__EXERCISE INSTRUCTIONS__
Write out the opening lines of the data word for word, up to and including the line with "from matplotlib.patches import Patch", and leave every picture and every later line out.

__RECORDED DATA__
BEGIN
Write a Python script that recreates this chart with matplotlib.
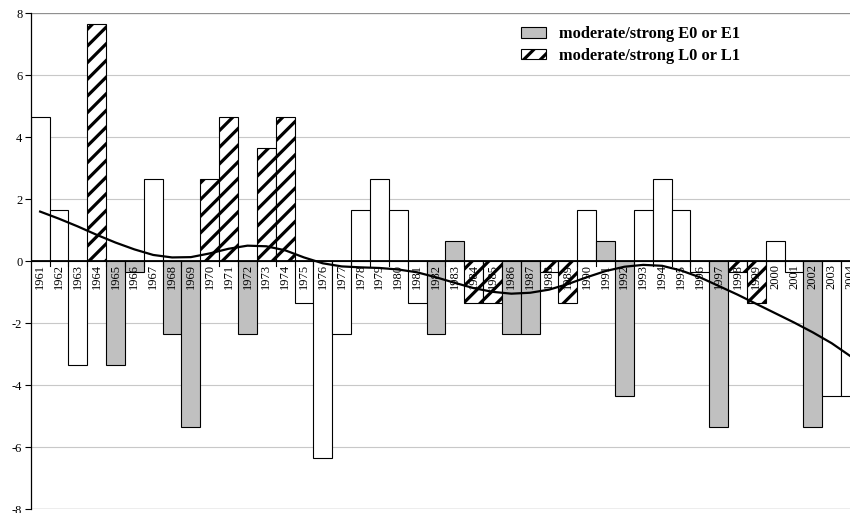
import numpy as np
import matplotlib
matplotlib.use("Agg")
import matplotlib.pyplot as plt
from matplotlib.patches import Patch

years = list(range(1961, 2005))
values = [4.65, 1.65, -3.35, 7.65, -3.35, -0.35, 2.65, -2.35, -5.35, 2.65,
          4.65, -2.35, 3.65, 4.65, -1.35, -6.35, -2.35, 1.65, 2.65, 1.65,
          -1.35, -2.35, 0.65, -1.35, -1.35, -2.35, -2.35, -0.35, -1.35, 1.65,
          0.65, -4.35, 1.65, 2.65, 1.65, -0.35, -5.35, -0.35, -1.35, 0.65,
          -0.35, -5.35, -4.35, -4.35]
# W = other years, E = moderate/strong E0 or E1, L = moderate/strong L0 or L1
classes = list("WWWLEEWEEL" "LELLWWWWWW" "WEELLEELLW" "EEWWWWELLW" "WEWW")
# trend curve at each year
trend = [1.6, 1.37, 1.12, 0.85, 0.6, 0.38, 0.2, 0.12, 0.13, 0.25,
         0.4, 0.5, 0.48, 0.35, 0.12, -0.07, -0.17, -0.2, -0.22, -0.27,
         -0.36, -0.52, -0.7, -0.87, -0.99, -1.05, -1.02, -0.92, -0.74, -0.52,
         -0.32, -0.18, -0.12, -0.15, -0.3, -0.52, -0.8, -1.08, -1.38, -1.68,
         -1.98, -2.3, -2.65, -3.07]
legend_labels = ["moderate/strong E0 or E1", "moderate/strong L0 or L1"]

plt.rcParams['hatch.linewidth'] = 2.3
serif = ['Liberation Serif', 'DejaVu Serif']

fig = plt.figure(figsize=(8.5, 5.13), dpi=100)
ax = fig.add_axes([30.7 / 850, 1 - 509 / 513, (860 - 30.7) / 850, (509 - 13.3) / 513])

x = np.arange(len(years))
for xi, v, c in zip(x, values, classes):
    if c == 'E':
        ax.bar(xi, v, width=1.0, color='#c0c0c0', edgecolor='black', linewidth=0.8, zorder=2)
    elif c == 'L':
        ax.bar(xi, v, width=1.0, color='white', edgecolor='black', hatch='//', linewidth=0.8, zorder=2)
    else:
        ax.bar(xi, v, width=1.0, color='white', edgecolor='black', linewidth=0.8, zorder=2)

ax.plot(x, trend, color='black', linewidth=1.6, zorder=4, solid_joinstyle='round')

ax.set_xlim(-0.5, len(years) - 0.5)
ax.set_ylim(-8, 8)
ax.set_yticks(np.arange(-8, 9, 2))
ax.set_yticklabels([str(t) for t in range(-8, 9, 2)], fontfamily=serif, fontsize=9)
ax.yaxis.grid(True, color='#c8c8c8', linewidth=0.8, zorder=0)
ax.set_axisbelow(True)
for s in ['top', 'right', 'bottom']:
    ax.spines[s].set_visible(False)
ax.spines['left'].set_linewidth(0.9)
ax.axhline(8, color='#909090', linewidth=0.9, zorder=1)
ax.axhline(-8, color='#909090', linewidth=0.9, zorder=1)
ax.axhline(0, color='black', linewidth=1.3, zorder=3)
ax.tick_params(axis='y', direction='out', length=4, width=0.8, pad=2)

# x-axis labels just below zero
ax.set_xticks([])
for xi, yr in zip(x, years):
    ax.text(xi, -0.1, str(yr), rotation=90, ha='center', va='top', fontsize=9,
            fontfamily=serif, zorder=5)
for b in np.arange(0.5, len(years) - 0.5, 1.0):
    ax.plot([b, b], [0, -0.15], color='black', linewidth=0.8, zorder=3)

handles = [Patch(facecolor='#c0c0c0', edgecolor='black', linewidth=0.8, label=legend_labels[0]),
           Patch(facecolor='white', edgecolor='black', hatch='//', linewidth=0.8, label=legend_labels[1])]
leg = ax.legend(handles=handles, loc='upper left', bbox_to_anchor=(0.5909, 0.974), frameon=False,
                borderaxespad=0, borderpad=0,
                prop={'family': serif, 'weight': 'bold', 'size': 11.8}, handlelength=1.55,
                handleheight=0.62, labelspacing=0.35, handletextpad=0.8)

fig.savefig('out.png', dpi=100)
END
__WRITTEN SOLUTION__
Write a Python script that recreates this chart with matplotlib.
import numpy as np
import matplotlib
matplotlib.use("Agg")
import matplotlib.pyplot as plt
from matplotlib.patches import Patch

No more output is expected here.